— START —

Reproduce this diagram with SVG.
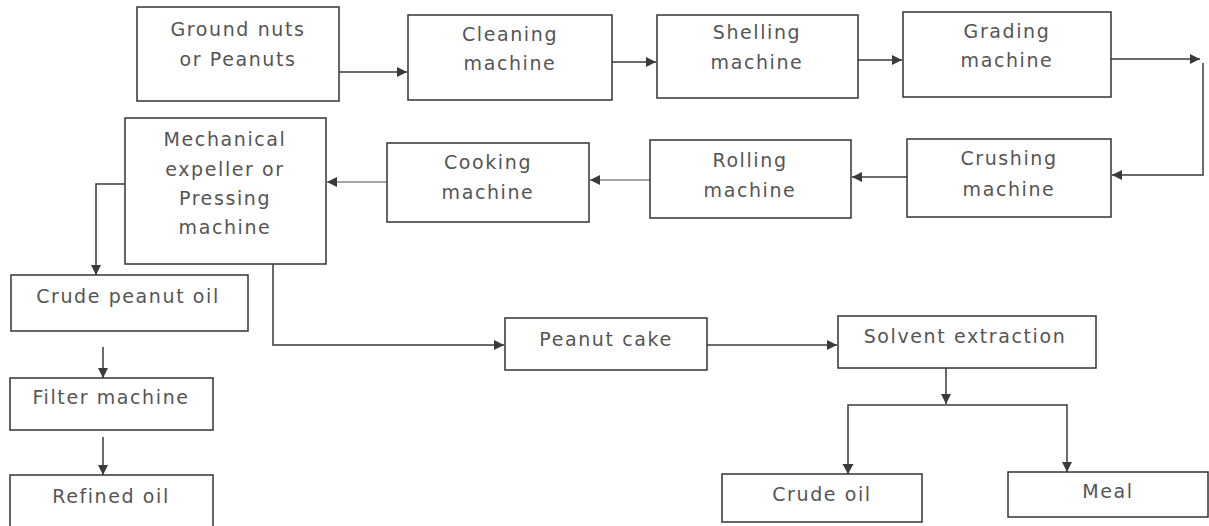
<svg xmlns="http://www.w3.org/2000/svg" width="1209" height="526" viewBox="0 0 1209 526">
<style>
.box{fill:#fff;stroke:#333;stroke-width:1.5}
.t{font-family:"DejaVu Sans","Open Sans",sans-serif;font-size:19px;fill:#555;text-anchor:middle;letter-spacing:1.6px}
.c{fill:none;stroke:#3a3a3a;stroke-width:1.5}
.cl{fill:none;stroke:#888;stroke-width:1.3}
</style>
<defs>
<marker id="ah" viewBox="0 0 10 10" refX="10" refY="5" markerWidth="11" markerHeight="10" markerUnits="userSpaceOnUse" orient="auto">
<path d="M0,0 L10,5 L0,10 z" fill="#3a3a3a"/>
</marker>
</defs>
<rect width="1209" height="526" fill="#fff"/>
<g id="connectors">
<line class="c" x1="339" y1="72" x2="407" y2="72" marker-end="url(#ah)"/>
<line class="c" x1="612" y1="62" x2="656" y2="62" marker-end="url(#ah)"/>
<line class="c" x1="858" y1="60" x2="902" y2="60" marker-end="url(#ah)"/>
<line class="c" x1="1111" y1="59" x2="1200" y2="59" marker-end="url(#ah)"/>
<path class="c" d="M1203,63 L1203,175 L1112,175" marker-end="url(#ah)"/>
<line class="c" x1="907" y1="177" x2="852" y2="177" marker-end="url(#ah)"/>
<line class="cl" x1="650" y1="180" x2="590" y2="180" marker-end="url(#ah)"/>
<line class="cl" x1="387" y1="182" x2="327" y2="182" marker-end="url(#ah)"/>
<path class="c" d="M125,184 L96,184 L96,275" marker-end="url(#ah)"/>
<line class="c" x1="103" y1="347" x2="103" y2="378" marker-end="url(#ah)"/>
<line class="c" x1="103" y1="437" x2="103" y2="475" marker-end="url(#ah)"/>
<path class="c" d="M273,264 L273,345 L504,345" marker-end="url(#ah)"/>
<line class="c" x1="707" y1="345" x2="837" y2="345" marker-end="url(#ah)"/>
<line class="c" x1="946" y1="368" x2="946" y2="404" marker-end="url(#ah)"/>
<path class="c" d="M848,474 L848,405 L1067,405 L1067,472" marker-end="url(#ah)"/>
<path d="M842.5,464 L853.5,464 L848,474 z" fill="#3a3a3a"/>
</g>
<g id="n1"><rect class="box" x="137" y="7" width="202" height="94"/><text class="t" x="238" y="36">Ground nuts</text><text class="t" x="238" y="66">or Peanuts</text></g>
<g id="n2"><rect class="box" x="408" y="15" width="204" height="85"/><text class="t" x="510" y="41">Cleaning</text><text class="t" x="510" y="70">machine</text></g>
<g id="n3"><rect class="box" x="657" y="15" width="201" height="83"/><text class="t" x="757" y="39">Shelling</text><text class="t" x="757" y="69">machine</text></g>
<g id="n4"><rect class="box" x="903" y="12" width="208" height="85"/><text class="t" x="1007" y="38">Grading</text><text class="t" x="1007" y="67">machine</text></g>
<g id="n5"><rect class="box" x="907" y="139" width="204" height="78"/><text class="t" x="1009" y="165">Crushing</text><text class="t" x="1009" y="196">machine</text></g>
<g id="n6"><rect class="box" x="650" y="140" width="201" height="78"/><text class="t" x="750" y="167">Rolling</text><text class="t" x="750" y="197">machine</text></g>
<g id="n7"><rect class="box" x="387" y="143" width="202" height="79"/><text class="t" x="488" y="169">Cooking</text><text class="t" x="488" y="199">machine</text></g>
<g id="n8"><rect class="box" x="125" y="118" width="201" height="146"/><text class="t" x="225" y="146">Mechanical</text><text class="t" x="225" y="176">expeller or</text><text class="t" x="225" y="205">Pressing</text><text class="t" x="225" y="234">machine</text></g>
<g id="n9"><rect class="box" x="11" y="275" width="237" height="56"/><text class="t" x="128" y="303">Crude peanut oil</text></g>
<g id="n10"><rect class="box" x="10" y="378" width="203" height="52"/><text class="t" x="111" y="404">Filter machine</text></g>
<g id="n11"><rect class="box" x="10" y="475" width="203" height="60"/><text class="t" x="111" y="503">Refined oil</text></g>
<g id="n12"><rect class="box" x="505" y="318" width="202" height="52"/><text class="t" x="606" y="346">Peanut cake</text></g>
<g id="n13"><rect class="box" x="838" y="316" width="258" height="52"/><text class="t" x="965" y="343">Solvent extraction</text></g>
<g id="n14"><rect class="box" x="722" y="474" width="200" height="48"/><text class="t" x="822" y="501">Crude oil</text></g>
<g id="n15"><rect class="box" x="1008" y="472" width="200" height="45"/><text class="t" x="1108" y="498">Meal</text></g>
</svg>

— END —

## What the task requires:
Set the data above down again exactly as given, with no pictures.

## Answer to the task:
Reproduce this diagram with SVG.
<svg xmlns="http://www.w3.org/2000/svg" width="1209" height="526" viewBox="0 0 1209 526">
<style>
.box{fill:#fff;stroke:#333;stroke-width:1.5}
.t{font-family:"DejaVu Sans","Open Sans",sans-serif;font-size:19px;fill:#555;text-anchor:middle;letter-spacing:1.6px}
.c{fill:none;stroke:#3a3a3a;stroke-width:1.5}
.cl{fill:none;stroke:#888;stroke-width:1.3}
</style>
<defs>
<marker id="ah" viewBox="0 0 10 10" refX="10" refY="5" markerWidth="11" markerHeight="10" markerUnits="userSpaceOnUse" orient="auto">
<path d="M0,0 L10,5 L0,10 z" fill="#3a3a3a"/>
</marker>
</defs>
<rect width="1209" height="526" fill="#fff"/>
<g id="connectors">
<line class="c" x1="339" y1="72" x2="407" y2="72" marker-end="url(#ah)"/>
<line class="c" x1="612" y1="62" x2="656" y2="62" marker-end="url(#ah)"/>
<line class="c" x1="858" y1="60" x2="902" y2="60" marker-end="url(#ah)"/>
<line class="c" x1="1111" y1="59" x2="1200" y2="59" marker-end="url(#ah)"/>
<path class="c" d="M1203,63 L1203,175 L1112,175" marker-end="url(#ah)"/>
<line class="c" x1="907" y1="177" x2="852" y2="177" marker-end="url(#ah)"/>
<line class="cl" x1="650" y1="180" x2="590" y2="180" marker-end="url(#ah)"/>
<line class="cl" x1="387" y1="182" x2="327" y2="182" marker-end="url(#ah)"/>
<path class="c" d="M125,184 L96,184 L96,275" marker-end="url(#ah)"/>
<line class="c" x1="103" y1="347" x2="103" y2="378" marker-end="url(#ah)"/>
<line class="c" x1="103" y1="437" x2="103" y2="475" marker-end="url(#ah)"/>
<path class="c" d="M273,264 L273,345 L504,345" marker-end="url(#ah)"/>
<line class="c" x1="707" y1="345" x2="837" y2="345" marker-end="url(#ah)"/>
<line class="c" x1="946" y1="368" x2="946" y2="404" marker-end="url(#ah)"/>
<path class="c" d="M848,474 L848,405 L1067,405 L1067,472" marker-end="url(#ah)"/>
<path d="M842.5,464 L853.5,464 L848,474 z" fill="#3a3a3a"/>
</g>
<g id="n1"><rect class="box" x="137" y="7" width="202" height="94"/><text class="t" x="238" y="36">Ground nuts</text><text class="t" x="238" y="66">or Peanuts</text></g>
<g id="n2"><rect class="box" x="408" y="15" width="204" height="85"/><text class="t" x="510" y="41">Cleaning</text><text class="t" x="510" y="70">machine</text></g>
<g id="n3"><rect class="box" x="657" y="15" width="201" height="83"/><text class="t" x="757" y="39">Shelling</text><text class="t" x="757" y="69">machine</text></g>
<g id="n4"><rect class="box" x="903" y="12" width="208" height="85"/><text class="t" x="1007" y="38">Grading</text><text class="t" x="1007" y="67">machine</text></g>
<g id="n5"><rect class="box" x="907" y="139" width="204" height="78"/><text class="t" x="1009" y="165">Crushing</text><text class="t" x="1009" y="196">machine</text></g>
<g id="n6"><rect class="box" x="650" y="140" width="201" height="78"/><text class="t" x="750" y="167">Rolling</text><text class="t" x="750" y="197">machine</text></g>
<g id="n7"><rect class="box" x="387" y="143" width="202" height="79"/><text class="t" x="488" y="169">Cooking</text><text class="t" x="488" y="199">machine</text></g>
<g id="n8"><rect class="box" x="125" y="118" width="201" height="146"/><text class="t" x="225" y="146">Mechanical</text><text class="t" x="225" y="176">expeller or</text><text class="t" x="225" y="205">Pressing</text><text class="t" x="225" y="234">machine</text></g>
<g id="n9"><rect class="box" x="11" y="275" width="237" height="56"/><text class="t" x="128" y="303">Crude peanut oil</text></g>
<g id="n10"><rect class="box" x="10" y="378" width="203" height="52"/><text class="t" x="111" y="404">Filter machine</text></g>
<g id="n11"><rect class="box" x="10" y="475" width="203" height="60"/><text class="t" x="111" y="503">Refined oil</text></g>
<g id="n12"><rect class="box" x="505" y="318" width="202" height="52"/><text class="t" x="606" y="346">Peanut cake</text></g>
<g id="n13"><rect class="box" x="838" y="316" width="258" height="52"/><text class="t" x="965" y="343">Solvent extraction</text></g>
<g id="n14"><rect class="box" x="722" y="474" width="200" height="48"/><text class="t" x="822" y="501">Crude oil</text></g>
<g id="n15"><rect class="box" x="1008" y="472" width="200" height="45"/><text class="t" x="1108" y="498">Meal</text></g>
</svg>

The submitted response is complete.